Haverstraw Residents and officials express concern over proposed Walmart’s impact
POMONA– The final stages of the Haverstraw Zoning Board’s approval process for a proposed Walmart site on Route 202 met with criticism from local residents last week. Residents gathered at the zoning board meeting last Wednesday and urged the board to further review the project’s economic and environmental impact on the area.
The proposal by developers with Mt. Ivy Partners LLC includes the development of a “big box” store, which is widely expected to be a Walmart. In addition, the development will likely include restaurants, an upscale housing community, gas stations, and smaller stores.
Haverstraw residents, environmental activists, business owners, and local officials objected to the project for a variety of reasons. Most concerns involved the closeness of the project to Minisceongo Creek and the nearby wetland habitats.
Environmental educator and permaculture designer Jonathan Ramirez stated that the mapping of the area in the project’s environmental impact statement was incorrect. The mapping ignored the presence of signature marshland wildlife such as cattails and misclassified the level of re-wilding the area had gone through since the end of its use as a gravel pit in the 1950s.
“Inaccuracies in the environmental impact statement include an incomplete plant list specifically excluding sensitive wetland plants, incomplete mammal lists, and incorrect evaluation of the ecological niche and ecological succession,” said Ramirez.
Ramirez added that when such wetlands are affected, there is a possibility of flooding, because the plant species of the area serve as natural absorbers of runoff during high rainfall.
In response to these concerns, attorney and counsel for the developers Ivor Emanuel said that the relevant authorities reviewed the environmental impact statement and concluded that the project fits well in the buffer zone between the development and the wetlands.
“Neither the wetlands nor the hundred foot buffer around the wetlands are being touched,” said Emanuel. “The development is confined to the upland portion. It is being done in accordance with all the applicable rules and regulations and we believe that it is appropriately protective of the environment.”
Financial impact was also a matter of concern. Pomona Mayor Brett Yagel voiced his opposition to the current zoning proposal. He argued that it would alter the financial character of Haverstraw and Ramapo by impacting small mom-and-pop businesses.
“It’s just not the right proposed development of the area,” said Yagel. “If you take a look at what’s happening and what’s currently in Pomona, something like this will drastically change the area.”

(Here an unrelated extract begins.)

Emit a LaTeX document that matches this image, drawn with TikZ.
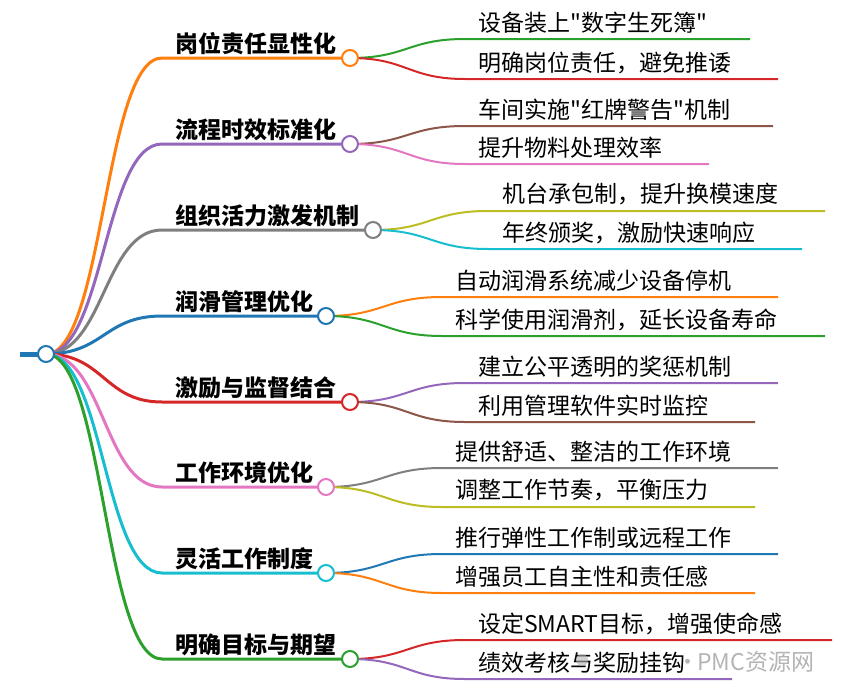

Yagel also raised concerns about the zoning of the parking lot and traffic. According to him, illegal zoning variances were granted to expand the parking lot, but the environmental impact study was not changed to reflect that.
“The time frames in which they specified do not encompass, for example, rush hour time frames,” Yagel stated. “They are a subset of the full time frames.”
However, engineer and traffic consultant to the developers, Phillip Greeley, argued that as of August 24, all traffic studies, including ones addressing traffic volume, were up to date. Greeley said the studies addressed both transportation and environmental concerns related to supermarkets such as the Walmart shopping center.
The public hearing was the latest and will likely be the last of many for the zoning and planning boards. A planning board meeting to vote on the plans is scheduled for November 28, and local business owner Jeff Prupis believes that the plans will likely be approved.
“The developers seem to be trying to do as much as they can get away with,” said Prupis.
However, Prupis also said that legal challenges are already mounting to halt the project. One is an Article 48 lawsuit proceeding from Pomona. Another is an Article 78 suit filed by Prupis and other small business owners who feel they might be impacted by the project.